::: GIVEN MATERIAL
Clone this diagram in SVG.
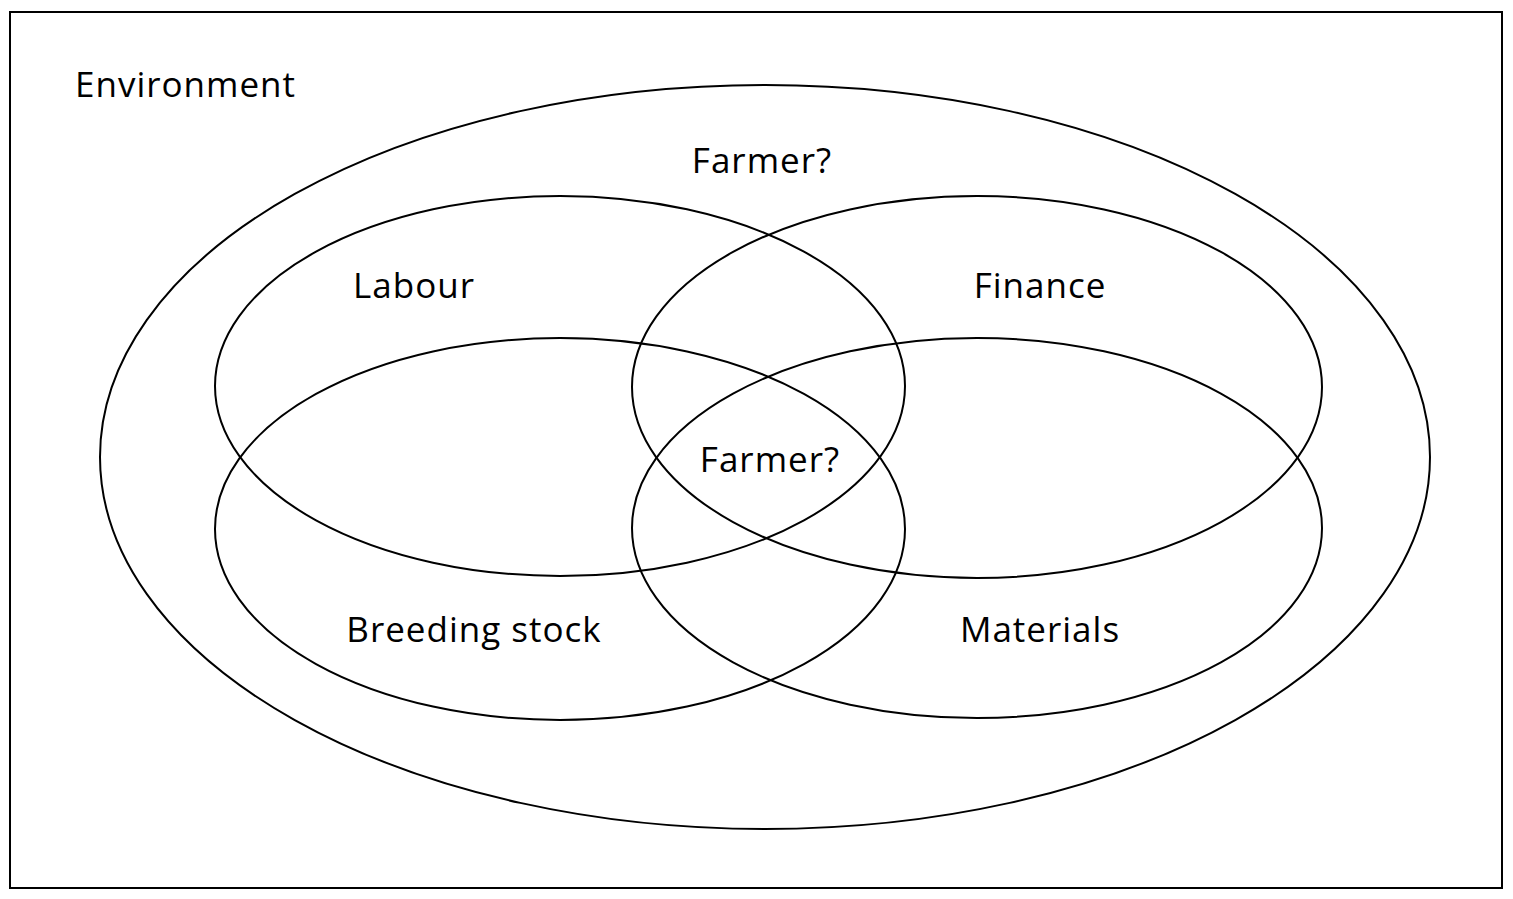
<svg xmlns="http://www.w3.org/2000/svg" width="1513" height="899" viewBox="0 0 1513 899">
<style>
.s{fill:none;stroke:#000;stroke-width:2}
text{font-family:"Open Sans","Liberation Sans",sans-serif;font-size:35px;letter-spacing:1px;fill:#000}
.c{text-anchor:middle}
</style>
<rect x="0" y="0" width="1513" height="899" fill="#fff"/>
<rect class="s" x="10" y="12" width="1492" height="876"/>
<g id="environment"><ellipse class="s" cx="765" cy="457" rx="665" ry="372"/><text x="75" y="97">Environment</text><text class="c" x="762" y="173">Farmer?</text></g>
<g id="labour"><ellipse class="s" cx="560" cy="386" rx="345" ry="190"/><text class="c" x="414" y="298">Labour</text></g>
<g id="finance"><ellipse class="s" cx="977" cy="387" rx="345" ry="191"/><text class="c" x="1040" y="298">Finance</text></g>
<g id="breeding"><ellipse class="s" cx="560" cy="529" rx="345" ry="191"/><text class="c" x="474" y="642">Breeding stock</text></g>
<g id="materials"><ellipse class="s" cx="977" cy="528" rx="345" ry="190"/><text class="c" x="1040" y="642">Materials</text></g>
<g id="center"><text class="c" x="770" y="472">Farmer?</text></g>
<g id="connectors"/>
</svg>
::::::
- **PROBLEM REQUIREMENTS**
Without including any picture, repeat the data exactly.

- **REPLY**
Clone this diagram in SVG.
<svg xmlns="http://www.w3.org/2000/svg" width="1513" height="899" viewBox="0 0 1513 899">
<style>
.s{fill:none;stroke:#000;stroke-width:2}
text{font-family:"Open Sans","Liberation Sans",sans-serif;font-size:35px;letter-spacing:1px;fill:#000}
.c{text-anchor:middle}
</style>
<rect x="0" y="0" width="1513" height="899" fill="#fff"/>
<rect class="s" x="10" y="12" width="1492" height="876"/>
<g id="environment"><ellipse class="s" cx="765" cy="457" rx="665" ry="372"/><text x="75" y="97">Environment</text><text class="c" x="762" y="173">Farmer?</text></g>
<g id="labour"><ellipse class="s" cx="560" cy="386" rx="345" ry="190"/><text class="c" x="414" y="298">Labour</text></g>
<g id="finance"><ellipse class="s" cx="977" cy="387" rx="345" ry="191"/><text class="c" x="1040" y="298">Finance</text></g>
<g id="breeding"><ellipse class="s" cx="560" cy="529" rx="345" ry="191"/><text class="c" x="474" y="642">Breeding stock</text></g>
<g id="materials"><ellipse class="s" cx="977" cy="528" rx="345" ry="190"/><text class="c" x="1040" y="642">Materials</text></g>
<g id="center"><text class="c" x="770" y="472">Farmer?</text></g>
<g id="connectors"/>
</svg>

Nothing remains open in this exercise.